## Task requirements
Give a verbatim copy of the lines below, minus the pictures.

## Data lines
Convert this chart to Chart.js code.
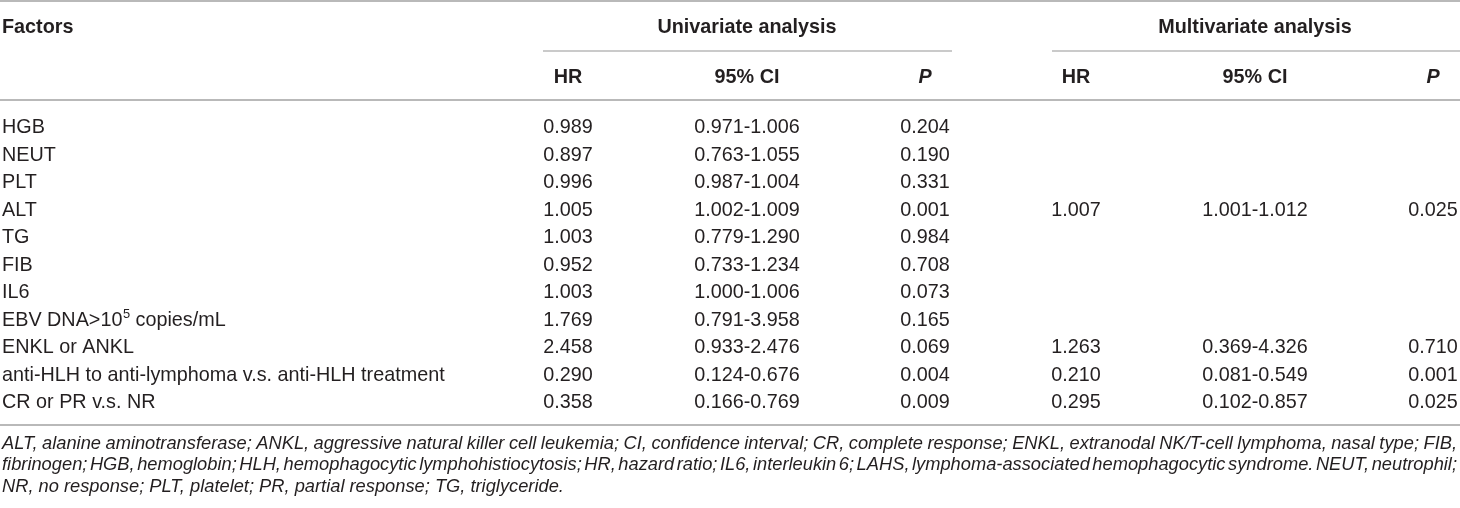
<!DOCTYPE html>
<html>
<head>
<meta charset="utf-8">
<script src="https://cdn.jsdelivr.net/npm/chart.js@4.4.1/dist/chart.umd.min.js"></script>
<style>
  html, body { margin: 0; padding: 0; background: #fff; }
  #wrap { width: 1460px; height: 508px; position: relative; }
</style>
</head>
<body>
<div id="wrap"><canvas id="c"></canvas></div>
<script>
// ---- data ----
const factors = [
  'HGB', 'NEUT', 'PLT', 'ALT', 'TG', 'FIB', 'IL6',
  'EBV DNA>10^5 copies/mL', 'ENKL or ANKL',
  'anti-HLH to anti-lymphoma v.s. anti-HLH treatment', 'CR or PR v.s. NR'
];
const uniHR = ['0.989','0.897','0.996','1.005','1.003','0.952','1.003','1.769','2.458','0.290','0.358'];
const uniCI = ['0.971-1.006','0.763-1.055','0.987-1.004','1.002-1.009','0.779-1.290','0.733-1.234','1.000-1.006','0.791-3.958','0.933-2.476','0.124-0.676','0.166-0.769'];
const uniP  = ['0.204','0.190','0.331','0.001','0.984','0.708','0.073','0.165','0.069','0.004','0.009'];
const multiHR = [null,null,null,'1.007',null,null,null,null,'1.263','0.210','0.295'];
const multiCI = [null,null,null,'1.001-1.012',null,null,null,null,'0.369-4.326','0.081-0.549','0.102-0.857'];
const multiP  = [null,null,null,'0.025',null,null,null,null,'0.710','0.001','0.025'];
const groupHeaders = ['Univariate analysis', 'Multivariate analysis'];
const columnHeaders = ['HR', '95% CI', 'P', 'HR', '95% CI', 'P'];
const firstHeader = 'Factors';
const footnoteLines = [
  'ALT, alanine aminotransferase; ANKL, aggressive natural killer cell leukemia; CI, confidence interval; CR, complete response; ENKL, extranodal NK/T-cell lymphoma, nasal type; FIB,',
  'fibrinogen; HGB, hemoglobin; HLH, hemophagocytic lymphohistiocytosis; HR, hazard ratio; IL6, interleukin 6; LAHS, lymphoma-associated hemophagocytic syndrome. NEUT, neutrophil;',
  'NR, no response; PLT, platelet; PR, partial response; TG, triglyceride.'
];

// ---- layout (positions / styles, not data) ----
const columns = [uniHR, uniCI, uniP, multiHR, multiCI, multiP];
const colX = [568, 747, 925, 1076, 1255, 1433];
const FONT = '"Liberation Sans", Arial, Helvetica, sans-serif';
const TEXT = '#231f20';
const RULE = '#b9b9b9';
const BODY_SIZE = 19.8;
const NOTE_SIZE = 18.3;

const datasets = columns.map((col, c) => ({
  label: columnHeaders[c],
  data: col.map((v, i) => v == null ? null : { x: colX[c], y: i }).filter(p => p),
  pointRadius: 0,
  pointHoverRadius: 0,
  showLine: false
}));

function drawFactor(ctx, text, x, baseline) {
  const m = text.match(/^(.*)\^(\d+)(.*)$/);
  ctx.font = BODY_SIZE + 'px ' + FONT;
  ctx.textAlign = 'left';
  if (!m) { ctx.fillText(text, x, baseline); return; }
  ctx.fillText(m[1], x, baseline);
  let w = ctx.measureText(m[1]).width;
  ctx.font = (BODY_SIZE * 0.65) + 'px ' + FONT;
  ctx.fillText(m[2], x + w + 0.5, baseline - BODY_SIZE * 0.36);
  w += ctx.measureText(m[2]).width + 0.5;
  ctx.font = BODY_SIZE + 'px ' + FONT;
  ctx.fillText(m[3], x + w, baseline);
}

function justify(ctx, text, x0, x1, baseline) {
  const words = text.split(' ');
  const widths = words.map(w => ctx.measureText(w).width);
  const total = widths.reduce((a, b) => a + b, 0);
  const gap = Math.max(2, (x1 - x0 - total) / (words.length - 1));
  let x = x0;
  words.forEach((w, i) => { ctx.fillText(w, x, baseline); x += widths[i] + gap; });
}

function hline(ctx, x0, x1, y, w, color) {
  ctx.save();
  ctx.strokeStyle = color;
  ctx.lineWidth = w;
  ctx.beginPath();
  ctx.moveTo(x0, y);
  ctx.lineTo(x1, y);
  ctx.stroke();
  ctx.restore();
}

const tablePlugin = {
  id: 'tablePlugin',
  afterDatasetsDraw(chart) {
    const ctx = chart.ctx;
    const xs = chart.scales.x, ys = chart.scales.y;
    const W = chart.width;
    ctx.save();
    ctx.fillStyle = TEXT;
    ctx.textBaseline = 'alphabetic';
    const capOff = BODY_SIZE * 0.358;

    // rules
    hline(ctx, 0, W, 1, 2, RULE);
    hline(ctx, xs.getPixelForValue(543), xs.getPixelForValue(952), 51, 1.6, RULE);
    hline(ctx, xs.getPixelForValue(1052), W, 51, 1.6, RULE);
    hline(ctx, 0, W, 100, 2, RULE);
    hline(ctx, 0, W, 425, 2, RULE);

    // headers
    ctx.font = 'bold ' + BODY_SIZE + 'px ' + FONT;
    ctx.textAlign = 'left';
    ctx.fillText(firstHeader, 2, 33.3);
    ctx.textAlign = 'center';
    ctx.fillText(groupHeaders[0], xs.getPixelForValue(colX[1]), 33.3);
    ctx.fillText(groupHeaders[1], xs.getPixelForValue(colX[4]), 33.3);
    columnHeaders.forEach((h, c) => {
      ctx.font = (h === 'P' ? 'italic bold ' : 'bold ') + BODY_SIZE + 'px ' + FONT;
      ctx.fillText(h, xs.getPixelForValue(colX[c]), 83.3);
    });

    // factor labels
    factors.forEach((f, i) => {
      drawFactor(ctx, f, 2, ys.getPixelForValue(i) + capOff);
    });

    // cells, at the dataset element positions
    ctx.font = BODY_SIZE + 'px ' + FONT;
    ctx.textAlign = 'center';
    chart.data.datasets.forEach((ds, c) => {
      const meta = chart.getDatasetMeta(c);
      meta.data.forEach((el, j) => {
        const row = ds.data[j].y;
        ctx.fillText(columns[c][row], el.x, el.y + capOff);
      });
    });

    // footnote
    ctx.font = 'italic ' + NOTE_SIZE + 'px ' + FONT;
    ctx.textAlign = 'left';
    justify(ctx, footnoteLines[0], 2, 1457, 449);
    justify(ctx, footnoteLines[1], 2, 1457, 470);
    ctx.fillText(footnoteLines[2], 2, 492);
    ctx.restore();
  }
};

new Chart(document.getElementById('c'), {
  type: 'scatter',
  data: { datasets },
  options: {
    responsive: true,
    maintainAspectRatio: false,
    animation: false,
    events: [],
    layout: { padding: { top: 112.25, bottom: 93.25, left: 0, right: 0 } },
    plugins: { legend: { display: false }, tooltip: { enabled: false } },
    scales: {
      x: { type: 'linear', min: 0, max: 1460, display: false },
      y: { type: 'linear', reverse: true, min: -0.5, max: 10.5, display: false }
    }
  },
  plugins: [tablePlugin]
});
</script>
</body>
</html>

## Exercise output
Convert this chart to Chart.js code.
<!DOCTYPE html>
<html>
<head>
<meta charset="utf-8">
<script src="https://cdn.jsdelivr.net/npm/chart.js@4.4.1/dist/chart.umd.min.js"></script>
<style>
  html, body { margin: 0; padding: 0; background: #fff; }
  #wrap { width: 1460px; height: 508px; position: relative; }
</style>
</head>
<body>
<div id="wrap"><canvas id="c"></canvas></div>
<script>
// ---- data ----
const factors = [
  'HGB', 'NEUT', 'PLT', 'ALT', 'TG', 'FIB', 'IL6',
  'EBV DNA>10^5 copies/mL', 'ENKL or ANKL',
  'anti-HLH to anti-lymphoma v.s. anti-HLH treatment', 'CR or PR v.s. NR'
];
const uniHR = ['0.989','0.897','0.996','1.005','1.003','0.952','1.003','1.769','2.458','0.290','0.358'];
const uniCI = ['0.971-1.006','0.763-1.055','0.987-1.004','1.002-1.009','0.779-1.290','0.733-1.234','1.000-1.006','0.791-3.958','0.933-2.476','0.124-0.676','0.166-0.769'];
const uniP  = ['0.204','0.190','0.331','0.001','0.984','0.708','0.073','0.165','0.069','0.004','0.009'];
const multiHR = [null,null,null,'1.007',null,null,null,null,'1.263','0.210','0.295'];
const multiCI = [null,null,null,'1.001-1.012',null,null,null,null,'0.369-4.326','0.081-0.549','0.102-0.857'];
const multiP  = [null,null,null,'0.025',null,null,null,null,'0.710','0.001','0.025'];
const groupHeaders = ['Univariate analysis', 'Multivariate analysis'];
const columnHeaders = ['HR', '95% CI', 'P', 'HR', '95% CI', 'P'];
const firstHeader = 'Factors';
const footnoteLines = [
  'ALT, alanine aminotransferase; ANKL, aggressive natural killer cell leukemia; CI, confidence interval; CR, complete response; ENKL, extranodal NK/T-cell lymphoma, nasal type; FIB,',
  'fibrinogen; HGB, hemoglobin; HLH, hemophagocytic lymphohistiocytosis; HR, hazard ratio; IL6, interleukin 6; LAHS, lymphoma-associated hemophagocytic syndrome. NEUT, neutrophil;',
  'NR, no response; PLT, platelet; PR, partial response; TG, triglyceride.'
];

// ---- layout (positions / styles, not data) ----
const columns = [uniHR, uniCI, uniP, multiHR, multiCI, multiP];
const colX = [568, 747, 925, 1076, 1255, 1433];
const FONT = '"Liberation Sans", Arial, Helvetica, sans-serif';
const TEXT = '#231f20';
const RULE = '#b9b9b9';
const BODY_SIZE = 19.8;
const NOTE_SIZE = 18.3;

const datasets = columns.map((col, c) => ({
  label: columnHeaders[c],
  data: col.map((v, i) => v == null ? null : { x: colX[c], y: i }).filter(p => p),
  pointRadius: 0,
  pointHoverRadius: 0,
  showLine: false
}));

function drawFactor(ctx, text, x, baseline) {
  const m = text.match(/^(.*)\^(\d+)(.*)$/);
  ctx.font = BODY_SIZE + 'px ' + FONT;
  ctx.textAlign = 'left';
  if (!m) { ctx.fillText(text, x, baseline); return; }
  ctx.fillText(m[1], x, baseline);
  let w = ctx.measureText(m[1]).width;
  ctx.font = (BODY_SIZE * 0.65) + 'px ' + FONT;
  ctx.fillText(m[2], x + w + 0.5, baseline - BODY_SIZE * 0.36);
  w += ctx.measureText(m[2]).width + 0.5;
  ctx.font = BODY_SIZE + 'px ' + FONT;
  ctx.fillText(m[3], x + w, baseline);
}

function justify(ctx, text, x0, x1, baseline) {
  const words = text.split(' ');
  const widths = words.map(w => ctx.measureText(w).width);
  const total = widths.reduce((a, b) => a + b, 0);
  const gap = Math.max(2, (x1 - x0 - total) / (words.length - 1));
  let x = x0;
  words.forEach((w, i) => { ctx.fillText(w, x, baseline); x += widths[i] + gap; });
}

function hline(ctx, x0, x1, y, w, color) {
  ctx.save();
  ctx.strokeStyle = color;
  ctx.lineWidth = w;
  ctx.beginPath();
  ctx.moveTo(x0, y);
  ctx.lineTo(x1, y);
  ctx.stroke();
  ctx.restore();
}

const tablePlugin = {
  id: 'tablePlugin',
  afterDatasetsDraw(chart) {
    const ctx = chart.ctx;
    const xs = chart.scales.x, ys = chart.scales.y;
    const W = chart.width;
    ctx.save();
    ctx.fillStyle = TEXT;
    ctx.textBaseline = 'alphabetic';
    const capOff = BODY_SIZE * 0.358;

    // rules
    hline(ctx, 0, W, 1, 2, RULE);
    hline(ctx, xs.getPixelForValue(543), xs.getPixelForValue(952), 51, 1.6, RULE);
    hline(ctx, xs.getPixelForValue(1052), W, 51, 1.6, RULE);
    hline(ctx, 0, W, 100, 2, RULE);
    hline(ctx, 0, W, 425, 2, RULE);

    // headers
    ctx.font = 'bold ' + BODY_SIZE + 'px ' + FONT;
    ctx.textAlign = 'left';
    ctx.fillText(firstHeader, 2, 33.3);
    ctx.textAlign = 'center';
    ctx.fillText(groupHeaders[0], xs.getPixelForValue(colX[1]), 33.3);
    ctx.fillText(groupHeaders[1], xs.getPixelForValue(colX[4]), 33.3);
    columnHeaders.forEach((h, c) => {
      ctx.font = (h === 'P' ? 'italic bold ' : 'bold ') + BODY_SIZE + 'px ' + FONT;
      ctx.fillText(h, xs.getPixelForValue(colX[c]), 83.3);
    });

    // factor labels
    factors.forEach((f, i) => {
      drawFactor(ctx, f, 2, ys.getPixelForValue(i) + capOff);
    });

    // cells, at the dataset element positions
    ctx.font = BODY_SIZE + 'px ' + FONT;
    ctx.textAlign = 'center';
    chart.data.datasets.forEach((ds, c) => {
      const meta = chart.getDatasetMeta(c);
      meta.data.forEach((el, j) => {
        const row = ds.data[j].y;
        ctx.fillText(columns[c][row], el.x, el.y + capOff);
      });
    });

    // footnote
    ctx.font = 'italic ' + NOTE_SIZE + 'px ' + FONT;
    ctx.textAlign = 'left';
    justify(ctx, footnoteLines[0], 2, 1457, 449);
    justify(ctx, footnoteLines[1], 2, 1457, 470);
    ctx.fillText(footnoteLines[2], 2, 492);
    ctx.restore();
  }
};

new Chart(document.getElementById('c'), {
  type: 'scatter',
  data: { datasets },
  options: {
    responsive: true,
    maintainAspectRatio: false,
    animation: false,
    events: [],
    layout: { padding: { top: 112.25, bottom: 93.25, left: 0, right: 0 } },
    plugins: { legend: { display: false }, tooltip: { enabled: false } },
    scales: {
      x: { type: 'linear', min: 0, max: 1460, display: false },
      y: { type: 'linear', reverse: true, min: -0.5, max: 10.5, display: false }
    }
  },
  plugins: [tablePlugin]
});
</script>
</body>
</html>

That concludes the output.